● **Extracted entries**
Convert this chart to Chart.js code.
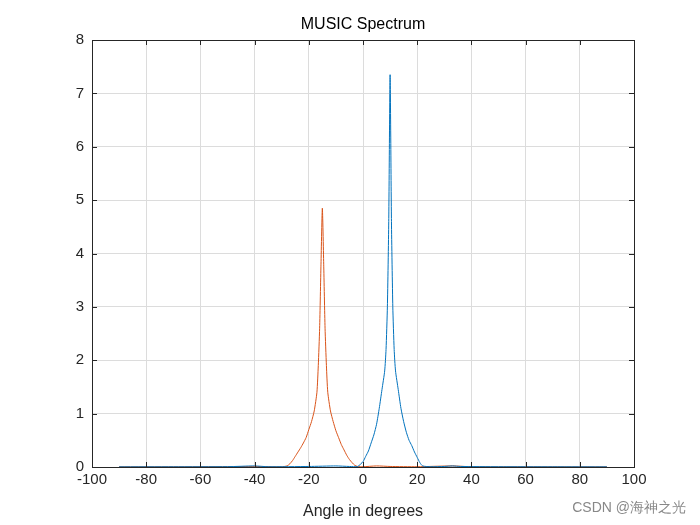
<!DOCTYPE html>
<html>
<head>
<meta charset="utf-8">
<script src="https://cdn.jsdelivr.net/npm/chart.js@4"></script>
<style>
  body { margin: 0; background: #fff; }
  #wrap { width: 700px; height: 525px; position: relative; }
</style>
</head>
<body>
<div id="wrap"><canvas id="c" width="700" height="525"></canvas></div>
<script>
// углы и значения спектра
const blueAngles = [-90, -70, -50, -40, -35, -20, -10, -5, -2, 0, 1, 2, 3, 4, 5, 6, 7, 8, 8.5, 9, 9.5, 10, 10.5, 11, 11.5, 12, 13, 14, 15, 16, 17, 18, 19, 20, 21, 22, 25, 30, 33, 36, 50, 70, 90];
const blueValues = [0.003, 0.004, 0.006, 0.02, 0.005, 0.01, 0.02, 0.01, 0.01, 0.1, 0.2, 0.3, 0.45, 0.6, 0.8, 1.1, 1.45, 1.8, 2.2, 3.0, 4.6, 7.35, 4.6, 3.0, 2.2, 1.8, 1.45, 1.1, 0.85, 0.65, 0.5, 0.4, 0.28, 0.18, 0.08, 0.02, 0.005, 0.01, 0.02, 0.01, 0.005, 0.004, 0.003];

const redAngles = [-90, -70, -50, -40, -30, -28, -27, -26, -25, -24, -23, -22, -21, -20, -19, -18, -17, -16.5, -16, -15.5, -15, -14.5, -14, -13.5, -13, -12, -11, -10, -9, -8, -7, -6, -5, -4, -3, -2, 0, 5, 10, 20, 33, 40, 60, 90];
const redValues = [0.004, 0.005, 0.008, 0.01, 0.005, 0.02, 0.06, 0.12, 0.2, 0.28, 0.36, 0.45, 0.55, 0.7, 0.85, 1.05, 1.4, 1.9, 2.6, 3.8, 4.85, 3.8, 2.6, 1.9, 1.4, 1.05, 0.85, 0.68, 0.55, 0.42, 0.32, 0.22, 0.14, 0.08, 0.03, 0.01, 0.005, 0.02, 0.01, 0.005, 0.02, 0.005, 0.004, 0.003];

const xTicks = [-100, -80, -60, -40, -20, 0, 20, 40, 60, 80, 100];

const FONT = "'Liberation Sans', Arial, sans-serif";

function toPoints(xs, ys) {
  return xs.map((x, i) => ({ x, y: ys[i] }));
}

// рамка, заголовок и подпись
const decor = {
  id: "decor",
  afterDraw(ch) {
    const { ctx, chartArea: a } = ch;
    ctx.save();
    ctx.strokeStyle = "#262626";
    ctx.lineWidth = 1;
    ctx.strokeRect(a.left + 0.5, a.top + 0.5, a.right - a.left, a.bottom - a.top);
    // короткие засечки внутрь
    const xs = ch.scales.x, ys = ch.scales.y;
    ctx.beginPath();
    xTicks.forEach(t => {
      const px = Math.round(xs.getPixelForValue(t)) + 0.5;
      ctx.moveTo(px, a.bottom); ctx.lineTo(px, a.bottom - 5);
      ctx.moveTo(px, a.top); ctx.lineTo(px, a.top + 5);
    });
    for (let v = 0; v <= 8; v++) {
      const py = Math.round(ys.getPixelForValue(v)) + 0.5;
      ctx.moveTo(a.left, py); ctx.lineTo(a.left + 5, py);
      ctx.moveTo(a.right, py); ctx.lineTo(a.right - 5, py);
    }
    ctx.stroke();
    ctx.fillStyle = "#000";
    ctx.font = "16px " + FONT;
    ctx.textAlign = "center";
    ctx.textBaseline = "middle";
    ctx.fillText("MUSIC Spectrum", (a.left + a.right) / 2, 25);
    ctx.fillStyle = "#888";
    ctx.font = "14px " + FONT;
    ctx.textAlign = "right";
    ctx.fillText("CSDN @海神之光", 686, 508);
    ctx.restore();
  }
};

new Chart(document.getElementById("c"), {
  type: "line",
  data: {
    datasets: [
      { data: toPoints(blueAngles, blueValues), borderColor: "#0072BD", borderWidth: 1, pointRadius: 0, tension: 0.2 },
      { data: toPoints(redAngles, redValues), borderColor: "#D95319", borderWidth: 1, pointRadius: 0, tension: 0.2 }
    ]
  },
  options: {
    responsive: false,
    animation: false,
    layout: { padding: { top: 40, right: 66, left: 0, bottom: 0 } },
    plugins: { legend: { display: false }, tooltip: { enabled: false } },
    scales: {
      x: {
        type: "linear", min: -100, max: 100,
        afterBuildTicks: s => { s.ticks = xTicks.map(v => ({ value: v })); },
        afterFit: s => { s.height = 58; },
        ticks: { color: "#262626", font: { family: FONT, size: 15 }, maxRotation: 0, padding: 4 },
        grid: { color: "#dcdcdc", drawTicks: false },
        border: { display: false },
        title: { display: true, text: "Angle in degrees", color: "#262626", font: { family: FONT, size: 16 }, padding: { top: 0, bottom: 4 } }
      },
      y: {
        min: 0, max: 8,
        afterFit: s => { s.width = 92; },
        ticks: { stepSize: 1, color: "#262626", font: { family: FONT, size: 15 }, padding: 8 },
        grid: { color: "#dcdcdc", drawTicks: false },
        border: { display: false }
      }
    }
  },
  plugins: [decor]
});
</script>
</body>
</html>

==

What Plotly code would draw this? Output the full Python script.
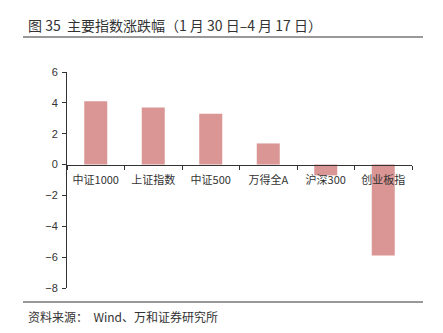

● **Goal**
Starting at the line that contains "Convert this chart to Chart.js code." and ending at the line that contains "0.01, 0.005, 0.004, 0.003];", give the lines again exactly. Do not include the pictures.

● **Complete answer**
Convert this chart to Chart.js code.
<!DOCTYPE html>
<html>
<head>
<meta charset="utf-8">
<script src="https://cdn.jsdelivr.net/npm/chart.js@4"></script>
<style>
  body { margin: 0; background: #fff; }
  #wrap { width: 700px; height: 525px; position: relative; }
</style>
</head>
<body>
<div id="wrap"><canvas id="c" width="700" height="525"></canvas></div>
<script>
// углы и значения спектра
const blueAngles = [-90, -70, -50, -40, -35, -20, -10, -5, -2, 0, 1, 2, 3, 4, 5, 6, 7, 8, 8.5, 9, 9.5, 10, 10.5, 11, 11.5, 12, 13, 14, 15, 16, 17, 18, 19, 20, 21, 22, 25, 30, 33, 36, 50, 70, 90];
const blueValues = [0.003, 0.004, 0.006, 0.02, 0.005, 0.01, 0.02, 0.01, 0.01, 0.1, 0.2, 0.3, 0.45, 0.6, 0.8, 1.1, 1.45, 1.8, 2.2, 3.0, 4.6, 7.35, 4.6, 3.0, 2.2, 1.8, 1.45, 1.1, 0.85, 0.65, 0.5, 0.4, 0.28, 0.18, 0.08, 0.02, 0.005, 0.01, 0.02, 0.01, 0.005, 0.004, 0.003];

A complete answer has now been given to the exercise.